>>>

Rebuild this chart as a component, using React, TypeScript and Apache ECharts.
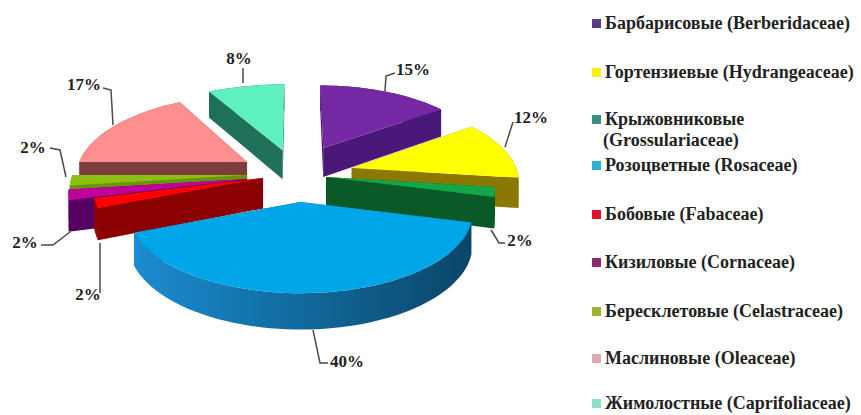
import React, { useEffect, useRef } from "react";
import * as echarts from "echarts";

const families = [
  "Барбарисовые (Berberidaceae)",
  "Гортензиевые (Hydrangeaceae)",
  "Крыжовниковые (Grossulariaceae)",
  "Розоцветные (Rosaceae)",
  "Бобовые (Fabaceae)",
  "Кизиловые (Cornaceae)",
  "Бересклетовые (Celastraceae)",
  "Маслиновые (Oleaceae)",
  "Жимолостные (Caprifoliaceae)",
];
const shares = [15, 12, 2, 40, 2, 2, 2, 17, 8];
const topColors = ["#7428a4", "#ffff00", "#12a84a", "#00a6e8", "#ff0000", "#c0009a", "#8cc010", "#ff8f8f", "#5ff0c0"];
const wallColors = ["#4a1878", "#8a7800", "#0a5a28", "#14709f", "#8b0000", "#560062", "#6a9410", "#7a3e3e", "#1f7058"];
const legendColors = ["#5b3a86", "#f4f400", "#3a9080", "#2eb0d0", "#e01030", "#8a2a70", "#a0b030", "#e0a8b0", "#90e0c8"];
const paintOrder = [8, 0, 7, 6, 5, 1, 2, 4, 3];

// explosion of every slice, in units of the pie radius (across, away from the viewer)
const explode = [
  [0.165, 0.3], [0.333, 0.026], [0.174, -0.091], [0.02, -0.399], [-0.203, -0.104],
  [-0.298, -0.117], [-0.3, -0.066], [-0.307, 0.107], [-0.09, 0.27],
];
const radiusAcross = [1, 1, 1, 0.98, 1, 1.05, 1.05, 1.03, 1.09];
const radiusAlong = [1, 1, 1, 0.94, 1, 1.05, 1.05, 1.03, 1.05];

const legendRows: { i: number; y: number; lines: string[] }[] = [
  { i: 0, y: 23, lines: [families[0]] },
  { i: 1, y: 72, lines: [families[1]] },
  { i: 2, y: 119, lines: ["Крыжовниковые", "(Grossulariaceae)"] },
  { i: 3, y: 165, lines: [families[3]] },
  { i: 4, y: 214, lines: [families[4]] },
  { i: 5, y: 262, lines: [families[5]] },
  { i: 6, y: 311, lines: [families[6]] },
  { i: 7, y: 358, lines: [families[7]] },
  { i: 8, y: 403, lines: [families[8]] },
];

const leaders: { i: number; pts: number[][]; x: number; y: number }[] = [
  { i: 0, pts: [[385, 91], [386, 76], [395, 73]], x: 413, y: 69 },
  { i: 1, pts: [[505, 147], [513, 122]], x: 531, y: 117 },
  { i: 2, pts: [[491, 230], [499, 243], [505, 243]], x: 520, y: 240 },
  { i: 3, pts: [[313, 330], [320, 363], [328, 363]], x: 347, y: 361 },
  { i: 4, pts: [[100, 243], [100, 293]], x: 88, y: 294 },
  { i: 5, pts: [[70, 232], [53, 245], [41, 245]], x: 25, y: 242 },
  { i: 6, pts: [[66, 177], [60, 150], [50, 148]], x: 33, y: 147 },
  { i: 7, pts: [[113, 125], [111, 90], [103, 88]], x: 84, y: 84 },
  { i: 8, pts: [[243, 83], [243, 68]], x: 239, y: 58 },
];

const CX = 297, CY = 170, A = 165, B = 76, P = 0.13, DEPTH = 30;
const total = shares.reduce((s, v) => s + v, 0);
const project = (u: number, v: number, down = 0): number[] => {
  const w = 1 + P * v;
  return [CX + (A * u) / w, CY - (B * v) / w + (down ? DEPTH / w : 0)];
};

function renderSlice(index: number) {
  return (_params: any, api: any) => {
    const before = shares.slice(0, index).reduce((s, v) => s + v, 0);
    const start = (before / total) * Math.PI * 2;
    const sweep = (api.value(0) / total) * Math.PI * 2;
    const [ou, ov] = explode[index];
    const steps = Math.max(2, Math.round(sweep / 0.04));
    const rimDisk: number[][] = [];
    for (let k = 0; k <= steps; k++) {
      const t = start + (sweep * k) / steps;
      rimDisk.push([ou + radiusAcross[index] * Math.sin(t), ov + radiusAlong[index] * Math.cos(t)]);
    }
    const rimTop = rimDisk.map((p) => project(p[0], p[1]));
    const rimLow = rimDisk.map((p) => project(p[0], p[1], 1));
    const apexTop = project(ou, ov);
    const apexLow = project(ou, ov, 1);
    const wall = index === 3
      ? { type: "linear", x: 0, y: 0, x2: 1, y2: 0, colorStops: [
          { offset: 0, color: "#1a8cd0" }, { offset: 0.5, color: "#11699c" }, { offset: 1, color: "#0b4568" } ] }
      : wallColors[index];
    const poly = (points: number[][], fill: any) => ({
      type: "polygon", silent: true, shape: { points }, style: { fill, stroke: null },
    });
    return {
      type: "group",
      children: [
        poly([apexTop, rimTop[0], rimLow[0], apexLow], wallColors[index]),
        poly([apexTop, rimTop[steps], rimLow[steps], apexLow], wallColors[index]),
        poly([...rimTop, ...rimLow.slice().reverse()], wall),
        poly([apexTop, ...rimTop], topColors[index]),
      ],
    };
  };
}

export default function App() {
  const ref = useRef<HTMLDivElement>(null);
  useEffect(() => {
    document.body.style.margin = "0";
    const chart = echarts.init(ref.current!, undefined, { renderer: "svg" });
    const graphic: any[] = [];
    leaders.forEach((l) => {
      graphic.push({ type: "polyline", z: 20, silent: true, shape: { points: l.pts }, style: { stroke: "#4a4a4a", lineWidth: 1.5, fill: null } });
      graphic.push({
        type: "text", z: 20, x: l.x, y: l.y,
        style: { text: shares[l.i] + "%", font: 'bold 17px "Liberation Serif"', fill: "#222", align: "center", verticalAlign: "middle" },
      });
    });
    legendRows.forEach((r) => {
      graphic.push({ type: "rect", z: 20, silent: true, shape: { x: 592, y: r.y - 4, width: 9, height: 9 }, style: { fill: legendColors[r.i] } });
      r.lines.forEach((line, n) => {
        graphic.push({
          type: "text", z: 20, x: n === 0 ? 605 : 603, y: r.y + n * 21,
          style: { text: line, font: 'bold 18px "Liberation Serif"', fill: "#222", align: "left", verticalAlign: "middle" },
        });
      });
    });
    chart.setOption({
      animation: false,
      backgroundColor: "#ffffff",
      graphic,
      series: paintOrder.map((i, rank) => ({
        type: "custom",
        name: families[i],
        coordinateSystem: "none",
        silent: true,
        z: 2 + rank,
        data: [[shares[i]]],
        renderItem: renderSlice(i),
      })),
    });
    return () => chart.dispose();
  }, []);
  return <div ref={ref} style={{ width: 861, height: 415 }} />;
}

<<<

PROBLEM TO WORK ON | Exclude the images, then output the data above word for word.

SOLUTION TO THE PROBLEM |
Rebuild this chart as a component, using React, TypeScript and Apache ECharts.
import React, { useEffect, useRef } from "react";
import * as echarts from "echarts";

const families = [
  "Барбарисовые (Berberidaceae)",
  "Гортензиевые (Hydrangeaceae)",
  "Крыжовниковые (Grossulariaceae)",
  "Розоцветные (Rosaceae)",
  "Бобовые (Fabaceae)",
  "Кизиловые (Cornaceae)",
  "Бересклетовые (Celastraceae)",
  "Маслиновые (Oleaceae)",
  "Жимолостные (Caprifoliaceae)",
];
const shares = [15, 12, 2, 40, 2, 2, 2, 17, 8];
const topColors = ["#7428a4", "#ffff00", "#12a84a", "#00a6e8", "#ff0000", "#c0009a", "#8cc010", "#ff8f8f", "#5ff0c0"];
const wallColors = ["#4a1878", "#8a7800", "#0a5a28", "#14709f", "#8b0000", "#560062", "#6a9410", "#7a3e3e", "#1f7058"];
const legendColors = ["#5b3a86", "#f4f400", "#3a9080", "#2eb0d0", "#e01030", "#8a2a70", "#a0b030", "#e0a8b0", "#90e0c8"];
const paintOrder = [8, 0, 7, 6, 5, 1, 2, 4, 3];

// explosion of every slice, in units of the pie radius (across, away from the viewer)
const explode = [
  [0.165, 0.3], [0.333, 0.026], [0.174, -0.091], [0.02, -0.399], [-0.203, -0.104],
  [-0.298, -0.117], [-0.3, -0.066], [-0.307, 0.107], [-0.09, 0.27],
];
const radiusAcross = [1, 1, 1, 0.98, 1, 1.05, 1.05, 1.03, 1.09];
const radiusAlong = [1, 1, 1, 0.94, 1, 1.05, 1.05, 1.03, 1.05];

const legendRows: { i: number; y: number; lines: string[] }[] = [
  { i: 0, y: 23, lines: [families[0]] },
  { i: 1, y: 72, lines: [families[1]] },
  { i: 2, y: 119, lines: ["Крыжовниковые", "(Grossulariaceae)"] },
  { i: 3, y: 165, lines: [families[3]] },
  { i: 4, y: 214, lines: [families[4]] },
  { i: 5, y: 262, lines: [families[5]] },
  { i: 6, y: 311, lines: [families[6]] },
  { i: 7, y: 358, lines: [families[7]] },
  { i: 8, y: 403, lines: [families[8]] },
];

const leaders: { i: number; pts: number[][]; x: number; y: number }[] = [
  { i: 0, pts: [[385, 91], [386, 76], [395, 73]], x: 413, y: 69 },
  { i: 1, pts: [[505, 147], [513, 122]], x: 531, y: 117 },
  { i: 2, pts: [[491, 230], [499, 243], [505, 243]], x: 520, y: 240 },
  { i: 3, pts: [[313, 330], [320, 363], [328, 363]], x: 347, y: 361 },
  { i: 4, pts: [[100, 243], [100, 293]], x: 88, y: 294 },
  { i: 5, pts: [[70, 232], [53, 245], [41, 245]], x: 25, y: 242 },
  { i: 6, pts: [[66, 177], [60, 150], [50, 148]], x: 33, y: 147 },
  { i: 7, pts: [[113, 125], [111, 90], [103, 88]], x: 84, y: 84 },
  { i: 8, pts: [[243, 83], [243, 68]], x: 239, y: 58 },
];

const CX = 297, CY = 170, A = 165, B = 76, P = 0.13, DEPTH = 30;
const total = shares.reduce((s, v) => s + v, 0);
const project = (u: number, v: number, down = 0): number[] => {
  const w = 1 + P * v;
  return [CX + (A * u) / w, CY - (B * v) / w + (down ? DEPTH / w : 0)];
};

function renderSlice(index: number) {
  return (_params: any, api: any) => {
    const before = shares.slice(0, index).reduce((s, v) => s + v, 0);
    const start = (before / total) * Math.PI * 2;
    const sweep = (api.value(0) / total) * Math.PI * 2;
    const [ou, ov] = explode[index];
    const steps = Math.max(2, Math.round(sweep / 0.04));
    const rimDisk: number[][] = [];
    for (let k = 0; k <= steps; k++) {
      const t = start + (sweep * k) / steps;
      rimDisk.push([ou + radiusAcross[index] * Math.sin(t), ov + radiusAlong[index] * Math.cos(t)]);
    }
    const rimTop = rimDisk.map((p) => project(p[0], p[1]));
    const rimLow = rimDisk.map((p) => project(p[0], p[1], 1));
    const apexTop = project(ou, ov);
    const apexLow = project(ou, ov, 1);
    const wall = index === 3
      ? { type: "linear", x: 0, y: 0, x2: 1, y2: 0, colorStops: [
          { offset: 0, color: "#1a8cd0" }, { offset: 0.5, color: "#11699c" }, { offset: 1, color: "#0b4568" } ] }
      : wallColors[index];
    const poly = (points: number[][], fill: any) => ({
      type: "polygon", silent: true, shape: { points }, style: { fill, stroke: null },
    });
    return {
      type: "group",
      children: [
        poly([apexTop, rimTop[0], rimLow[0], apexLow], wallColors[index]),
        poly([apexTop, rimTop[steps], rimLow[steps], apexLow], wallColors[index]),
        poly([...rimTop, ...rimLow.slice().reverse()], wall),
        poly([apexTop, ...rimTop], topColors[index]),
      ],
    };
  };
}

export default function App() {
  const ref = useRef<HTMLDivElement>(null);
  useEffect(() => {
    document.body.style.margin = "0";
    const chart = echarts.init(ref.current!, undefined, { renderer: "svg" });
    const graphic: any[] = [];
    leaders.forEach((l) => {
      graphic.push({ type: "polyline", z: 20, silent: true, shape: { points: l.pts }, style: { stroke: "#4a4a4a", lineWidth: 1.5, fill: null } });
      graphic.push({
        type: "text", z: 20, x: l.x, y: l.y,
        style: { text: shares[l.i] + "%", font: 'bold 17px "Liberation Serif"', fill: "#222", align: "center", verticalAlign: "middle" },
      });
    });
    legendRows.forEach((r) => {
      graphic.push({ type: "rect", z: 20, silent: true, shape: { x: 592, y: r.y - 4, width: 9, height: 9 }, style: { fill: legendColors[r.i] } });
      r.lines.forEach((line, n) => {
        graphic.push({
          type: "text", z: 20, x: n === 0 ? 605 : 603, y: r.y + n * 21,
          style: { text: line, font: 'bold 18px "Liberation Serif"', fill: "#222", align: "left", verticalAlign: "middle" },
        });
      });
    });
    chart.setOption({
      animation: false,
      backgroundColor: "#ffffff",
      graphic,
      series: paintOrder.map((i, rank) => ({
        type: "custom",
        name: families[i],
        coordinateSystem: "none",
        silent: true,
        z: 2 + rank,
        data: [[shares[i]]],
        renderItem: renderSlice(i),
      })),
    });
    return () => chart.dispose();
  }, []);
  return <div ref={ref} style={{ width: 861, height: 415 }} />;
}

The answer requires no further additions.